What it means for engineers and computer scientists, however, is that their fine-tuned problem-solving skills will gain value. Despite the tragedy Katrina and her sister hurricane Wilma created in the Gulf Coast region, the situation has spawned a burgeoning profession of recovery specialists. These individuals will apply their technical expertise to predisaster planning.
"Anything you can do to harden the critical infrastructure, like water delivery systems, emergency response systems, and communication system and plan for the worst [will be sought after]," offers Cloutier.

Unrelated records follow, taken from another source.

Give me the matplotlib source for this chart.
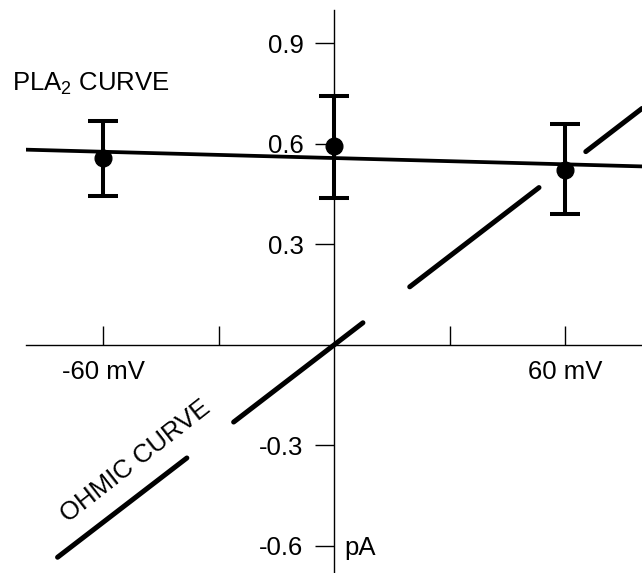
import matplotlib
matplotlib.use("Agg")
import matplotlib.pyplot as plt

plt.rcParams['font.family'] = ['Liberation Sans', 'DejaVu Sans']
plt.rcParams['mathtext.fontset'] = 'custom'
plt.rcParams['mathtext.rm'] = 'Liberation Sans'
plt.rcParams['mathtext.it'] = 'Liberation Sans'

# Data
pla2_v = [-60, 0, 60]
pla2_i = [0.558, 0.593, 0.522]
pla2_err_low = [0.113, 0.155, 0.132]
pla2_err_high = [0.112, 0.150, 0.138]

pla2_fit_v = [-80, 80]
pla2_fit_i = [0.583, 0.533]

ohmic_v = [-71.8, 80]
ohmic_i = [-0.634, 0.706]

xticks = [-60, -30, 30, 60]
xtick_labels = ["-60 mV", "", "", "60 mV"]
yticks = [-0.6, -0.3, 0.3, 0.6, 0.9]
ytick_labels = ["-0.6", "-0.3", "0.3", "0.6", "0.9"]

FS = 18.5

W, H = 642, 573
fig = plt.figure(figsize=(W / 100, H / 100), dpi=100)
ax = fig.add_axes([26 / W, 0, 616 / W, 563 / H])
ax.set_xlim(-80, 80)
ax.set_ylim(-0.681, 1.0)

for s in ['top', 'right']:
    ax.spines[s].set_visible(False)
ax.spines['left'].set_position(('data', 0))
ax.spines['bottom'].set_position(('data', 0))
for s in ['left', 'bottom']:
    ax.spines[s].set_linewidth(1.0)

ax.set_xticks(xticks)
ax.set_xticklabels(xtick_labels)
ax.set_yticks(yticks)
ax.set_yticklabels(ytick_labels)
ax.tick_params(axis='x', direction='in', length=14, width=1.0, pad=11, labelsize=FS)
ax.tick_params(axis='y', direction='out', length=14, width=1.0, pad=8, labelsize=FS)

# Ohmic dashed line
lw_o = 3.6
ln, = ax.plot(ohmic_v, ohmic_i, color='black', lw=lw_o, dash_capstyle='round', zorder=2)
ln.set_dashes((32.6, 11.8))

# PLA2 fit line
ax.plot(pla2_fit_v, pla2_fit_i, color='black', lw=2.7, solid_capstyle='round', zorder=3)

# Data points with error bars
ax.errorbar(pla2_v, pla2_i, yerr=[pla2_err_low, pla2_err_high], fmt='o', color='black',
            ms=12, capsize=11, elinewidth=2.9, capthick=2.9, zorder=4)

ax.text(0.018, 0.842, r"PLA$_{\mathrm{2}}$ CURVE", transform=fig.transFigure, fontsize=FS,
        ha='left', va='baseline')
ax.text(-51.5, -0.348, "OHMIC CURVE", fontsize=FS, rotation=38, rotation_mode='anchor',
        ha='center', va='center')
ax.text(2.6, -0.606, "pA", fontsize=FS, ha='left', va='center')

fig.savefig("out.png", dpi=100)
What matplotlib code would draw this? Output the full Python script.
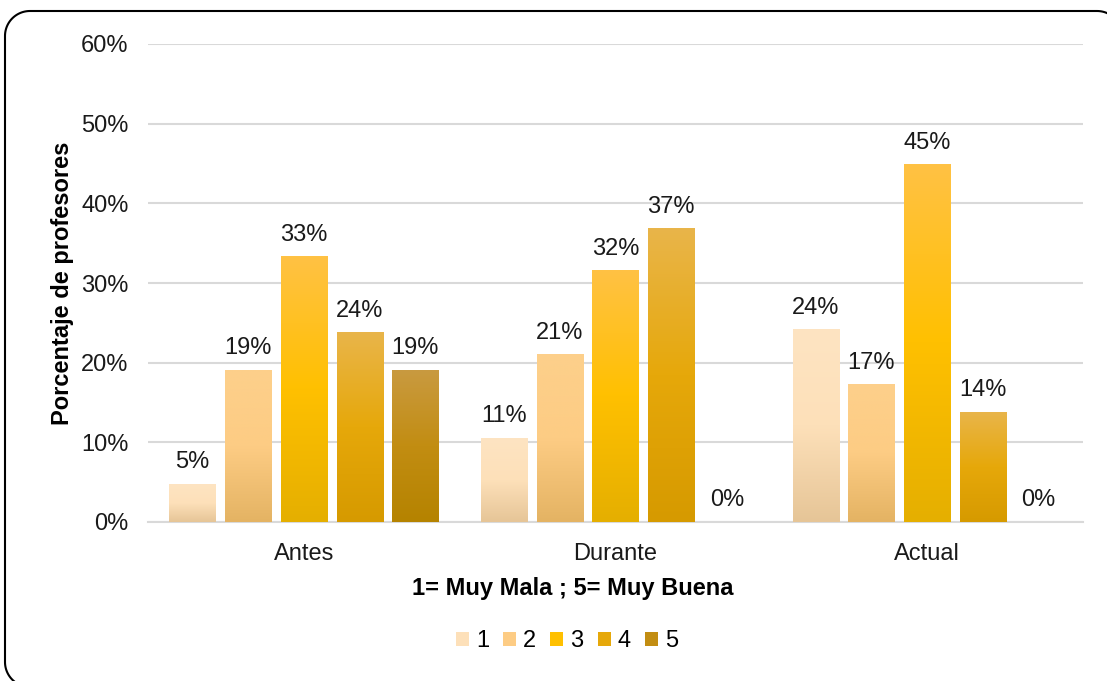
import numpy as np
import matplotlib
matplotlib.use("Agg")
import matplotlib.pyplot as plt
from matplotlib.colors import LinearSegmentedColormap
from matplotlib.patches import Patch

plt.rcParams['font.family'] = ['Liberation Sans', 'DejaVu Sans']

categories = ["Antes", "Durante", "Actual"]
series_names = ["1", "2", "3", "4", "5"]
s1 = [4.76, 10.53, 24.14]
s2 = [19.05, 21.05, 17.24]
s3 = [33.33, 31.58, 44.83]
s4 = [23.81, 36.84, 13.79]
s5 = [19.05, 0.0, 0.0]
labels_1 = ["5%", "11%", "24%"]
labels_2 = ["19%", "21%", "17%"]
labels_3 = ["33%", "32%", "45%"]
labels_4 = ["24%", "37%", "14%"]
labels_5 = ["19%", "0%", "0%"]
yticks = [0, 10, 20, 30, 40, 50, 60]
ytick_labels = ["0%", "10%", "20%", "30%", "40%", "50%", "60%"]

series = [s1, s2, s3, s4, s5]
labels = [labels_1, labels_2, labels_3, labels_4, labels_5]
# gradient stops: top, middle, bottom
grads = [
    ["#FEE4C2", "#FDE0B9", "#E6C597"],
    ["#FDD08B", "#FDCC84", "#E4B363"],
    ["#FFC244", "#FFC000", "#E5AF00"],
    ["#E9B54A", "#E6A80A", "#D69A00"],
    ["#C99A40", "#C28D12", "#B58300"],
]
legend_colors = ["#FDE0B9", "#FDCC84", "#FFC000", "#E6A80A", "#C28D12"]

W, H = 1107, 681
FS = 17
fig = plt.figure(figsize=(W / 100, H / 100), dpi=100)

# border (pixel coordinates, rounded rectangle partly outside the image)
bax = fig.add_axes([0, 0, 1, 1], zorder=-1)
bax.set_xlim(0, W)
bax.set_ylim(H, 0)
bax.axis('off')
L, T, R, B, r = 5, 11, 1122, 687, 25
def arc(cx, cy, a0, a1):
    t = np.radians(np.linspace(a0, a1, 30))
    return cx + r * np.cos(t), cy + r * np.sin(t)
xs, ys = [R + 30], [B]
ax_, ay_ = arc(L + r, B - r, 90, 180); xs += list(ax_); ys += list(ay_)
ax_, ay_ = arc(L + r, T + r, 180, 270); xs += list(ax_); ys += list(ay_)
ax_, ay_ = arc(R - r, T + r, 270, 360); xs += list(ax_); ys += list(ay_)
ax_, ay_ = arc(R - r, B - r, 0, 90); xs += list(ax_); ys += list(ay_)
bax.plot(xs, ys, color='black', linewidth=1.5, clip_on=False, solid_joinstyle='round')

ax = fig.add_axes([148 / W, 1 - 522 / H, (1083 - 148) / W, (522 - 44) / H])
ax.patch.set_alpha(0)

n = len(series)
step = 0.179
width = 0.148
x = np.arange(len(categories))
grad_arr = np.linspace(0, 1, 256).reshape(-1, 1)

for i, (vals, labs, g) in enumerate(zip(series, labels, grads)):
    cmap = LinearSegmentedColormap.from_list(f"g{i}", [(0, g[0]), (0.5, g[1]), (1, g[2])])
    offs = (i - (n - 1) / 2) * step
    for xi, v, lab in zip(x, vals, labs):
        x0 = xi + offs - width / 2
        if v > 0:
            ax.imshow(grad_arr, cmap=cmap, aspect='auto', extent=[x0, x0 + width, 0, v],
                      origin='upper', zorder=3, interpolation='bilinear')
        ax.text(xi + offs, v + 1.35, lab, ha='center', va='bottom', fontsize=FS,
                color='#1a1a1a', zorder=4)

ax.set_xlim(-0.5, 2.5)
ax.set_ylim(0, 60)
ax.set_yticks(yticks)
ax.set_yticklabels(ytick_labels)
ax.set_xticks(x)
ax.set_xticklabels(categories)
ax.tick_params(axis='both', length=0, labelsize=FS, colors='#1a1a1a')
ax.tick_params(axis='y', pad=14)
ax.tick_params(axis='x', pad=15)
ax.grid(axis='y', color='#D9D9D9', linewidth=1.5, zorder=0)
ax.set_axisbelow(True)
for sp in ['top', 'right', 'left']:
    ax.spines[sp].set_visible(False)
ax.spines['bottom'].set_color('#D9D9D9')
ax.spines['bottom'].set_linewidth(1.5)

ax.set_ylabel("Porcentaje de profesores", fontsize=FS, fontweight='bold', color='black', labelpad=5)
fig.text(573 / W, 1 - 588 / H, "1= Muy Mala ; 5= Muy Buena", ha='center', va='center',
         fontsize=FS, fontweight='bold', color='black')

handles = [Patch(facecolor=c, edgecolor='none') for c in legend_colors]
fig.legend(handles, series_names, loc='center', bbox_to_anchor=(567 / W, 1 - 641 / H), ncol=5,
           frameon=False, fontsize=FS, handlelength=0.55, handleheight=0.55,
           handletextpad=0.3, columnspacing=0.6)

fig.savefig("out.png", dpi=100, facecolor='white')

Cities will look to upgrade their communication systems to ensure constant contact among first-responders. Additionally, they'll want reassurance that any levee-like structures will maintain their integrity as well as bridges and highways will remain accessible. This calls for experts in inspection, testing and design. It also begs for such disciplines as civil, electrical and even environmental engineers to measure and determine worst-case scenarios and how they can be prevented. Plus, computer scientists and programmers who create simulation software will be equally needed.
While only time will heal the wounds of the 2005 hurricane season, the way we respond to disasters in the future has been forever changed. Expect a more technical approach where you can definitely play a significant role. You can make a difference in both the rebuilding process and in preparing for the future.